Forgetting to Test and Monitor
Automations can fail silently. A broken integration might stop sending data without notifying you. Set up monitoring: have the automation send a confirmation email when it runs successfully, and set up alerts for failures. Test your automation with sample data before going live, and periodically review logs to ensure everything is running smoothly. For critical processes, build in manual validation steps.
Ignoring Security and Compliance
Automation often involves moving data between systems, which can introduce security risks. If you're handling personal data or financial information, ensure that your automation tools are compliant with relevant regulations (like GDPR or HIPAA). Use encryption for data in transit and at rest, and limit access to the automation to authorized users. Never hard-code passwords in scripts; use environment variables or secure credential storage.
Decision Checklist: Is This Task Worth Automating?
Before you invest time in automation, run through this checklist to ensure it's a good candidate. This will help you avoid wasted effort and focus on high-impact tasks.
The Checklist
- Frequency: Does this task occur at least once a week? If not, is it very time-consuming when it does occur?
- Consistency: Is the process well-defined with few exceptions? If there are many variations, automation may be complex.
- Time savings: Will automation save at least 30 minutes per week? If not, the setup time may not be worth it.
- Risk: If the automation fails, what is the impact? Can you recover easily, or would it cause a major problem?
- Maintenance: Are you willing to spend time maintaining the automation? If the process changes often, consider a simpler approach.
- Skill level: Do you have the skills to build and maintain it? If not, can you learn or get help?
If you answer "yes" to most of these, the task is likely a good automation candidate. If you're unsure, start with a small pilot to test the waters.
Putting It All Together: Your First Automation Project
By now, you have a solid understanding of the strategies and pitfalls. The final step is to take action. We recommend starting with one small automation project that you can complete in a day. This will give you a taste of the benefits without overwhelming you.
Step-by-Step Plan for Your First Automation
- Identify one repetitive task that you do daily or weekly. Write down the exact steps.
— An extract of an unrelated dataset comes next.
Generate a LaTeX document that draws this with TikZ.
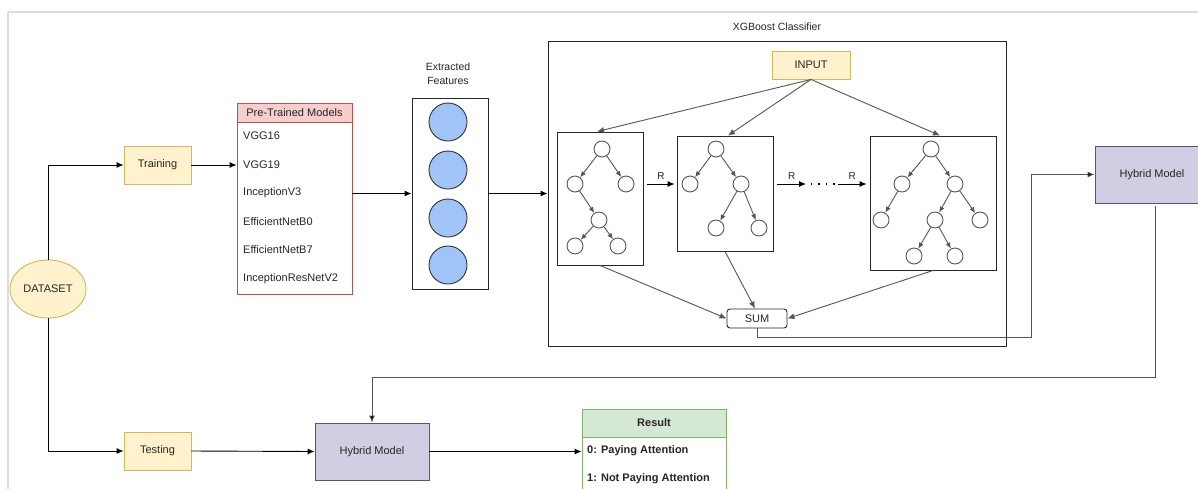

- Map the process using a flowchart or simple list. Note where decisions are made and what tools are involved.
- Choose the right tool based on the comparison table earlier. If it's a simple two-step process, a built-in tool may suffice. If it involves multiple apps, try a low-code platform.
- Build a prototype with a small set of sample data. Test it thoroughly.
- Run it in parallel with the manual process for a week. Compare results to ensure accuracy.
- Go live but keep monitoring for the first few days. Set up alerts for failures.
- Review and refine after a month. Adjust as needed based on feedback and changes.
Remember, automation is an ongoing practice, not a one-time project. As you become more comfortable, you can tackle more complex processes. The key is to start small, learn from mistakes, and gradually build a system that works for you.